Skipping the operating agreement

Even a simple LLC needs clear internal rules, especially if there is more than one owner.

Using the wrong address

Registered agent, mailing address, business address, tax address, and physical location can all mean different things.

Mixing personal and business money

The LLC should have clean financial records and usually its own business bank account.

Assuming the LLC includes licenses

Formation creates the entity. It does not automatically create local licenses, permits, tax accounts, or insurance.

Ignoring annual reports

Missing state filings can lead to late fees, loss of good standing, or administrative problems.

LLC startup checklist

Use this checklist before and after forming an LLC.

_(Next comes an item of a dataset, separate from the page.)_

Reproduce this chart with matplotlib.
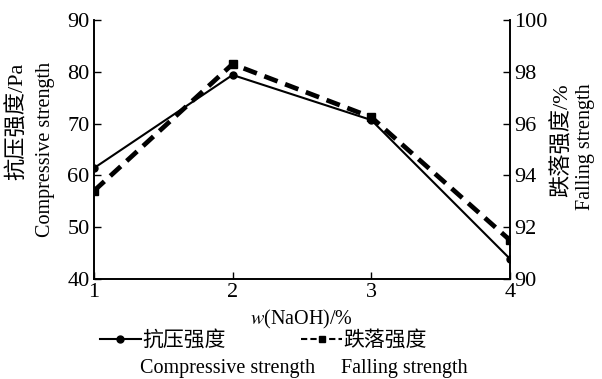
import matplotlib
matplotlib.use("Agg")
import matplotlib.pyplot as plt
from matplotlib.lines import Line2D

plt.rcParams['font.family'] = ['Liberation Serif', 'Noto Sans CJK SC']
plt.rcParams['mathtext.fontset'] = 'stix'

naoh = [1, 2, 3, 4]
compressive = [61.4, 79.4, 70.7, 43.9]
falling = [93.4, 98.3, 96.25, 91.5]

fig = plt.figure(figsize=(6.02, 3.79), dpi=100)
ax = fig.add_axes([0.156, 0.264, 0.691, 0.683])
ax2 = ax.twinx()

ax.plot(naoh, compressive, '-', color='black', lw=1.5, marker='o', ms=5)
ax2.plot(naoh, falling, color='black', lw=3.4, ls=(0, (3, 1.7)), marker='s', ms=5.5)

ax.set_xlim(1, 4)
ax.set_ylim(40, 90)
ax2.set_ylim(90, 100)
ax.set_xticks(naoh)
ax.set_yticks(range(40, 91, 10))
ax2.set_yticks(range(90, 101, 2))

for a in (ax, ax2):
    a.spines['top'].set_visible(False)
    a.tick_params(direction='in', length=5, width=1, labelsize=16, pad=3)
    for s in a.spines.values():
        s.set_linewidth(1.2)
ax.tick_params(axis='x', pad=3)

ax.set_xlabel('$w$(NaOH)/%', fontsize=14.5, labelpad=4)

# two-line y labels, both lines flush at the top
fig.text(0.029, 0.836, '抗压强度/Pa', rotation=90, fontsize=16, ha='center', va='top')
fig.text(0.076, 0.836, 'Compressive strength', rotation=90, fontsize=14.5, ha='center', va='top')
fig.text(0.934, 0.78, '跌落强度/%', rotation=90, fontsize=16, ha='center', va='top')
fig.text(0.972, 0.78, 'Falling strength', rotation=90, fontsize=14.5, ha='center', va='top')

handles = [Line2D([], [], color='black', lw=1.5, marker='o', ms=5),
           Line2D([], [], color='black', lw=1.5, ls=(0, (3, 1.5)), marker='s', ms=4)]
fig.legend(handles, ['抗压强度', '跌落强度'], loc='center left', bbox_to_anchor=(0.148, 0.1),
           ncol=2, frameon=False, fontsize=15, handlelength=2.0, handletextpad=0.05,
           columnspacing=3.6, borderpad=0)
fig.text(0.232, 0.027, 'Compressive strength', fontsize=14.5, va='center')
fig.text(0.567, 0.027, 'Falling strength', fontsize=14.5, va='center')

fig.savefig('out.png', dpi=100)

  • The business idea and activity are clear.
  • The owner or owners are identified.
  • An LLC has been compared with sole proprietorship, partnership, and corporation options.
  • The formation state has been chosen for practical reasons, not only filing cost.
  • The LLC name has been checked with the state.
  • Domain name and trademark concerns have been considered separately.
  • A registered agent has been chosen.
  • Address fields have been reviewed carefully.
  • Formation documents have been filed or prepared through an official or reliable process.
  • The operating agreement has been created or planned.
  • EIN and tax ID needs have been reviewed.
  • Business bank account requirements have been checked.
  • Licenses and permits have been reviewed separately.
  • Insurance has been considered separately.
  • Annual reports, state fees, and renewals are tracked.
  • Business and personal finances will be kept separate.
  • Professional legal or tax advice has been considered if the LLC is multi-owner, non-resident-owned, regulated, high-risk, or expensive to change later.

Starting an LLC can be straightforward, but it should not be careless. The strongest setup is formed properly, operated honestly, kept separate from personal affairs, and maintained with clean records.

Educational disclaimer

StartABusinessExplained.com provides general educational information only. This page is not legal, tax, accounting, financial, immigration, banking, insurance, licensing, trademark, or business advice.

LLC formation rules, state filing fees, annual reports, registered agent requirements, business address rules, EIN rules, tax treatment, sales tax, payroll, licensing, permits, banking, insurance, ownership records, operating agreements, non-resident ownership, and reporting duties vary by state, country, business activity, owner residence, and personal situation. Readers should check official sources and consult qualified professionals before forming, operating, banking, taxing, licensing, or relying on any LLC structure.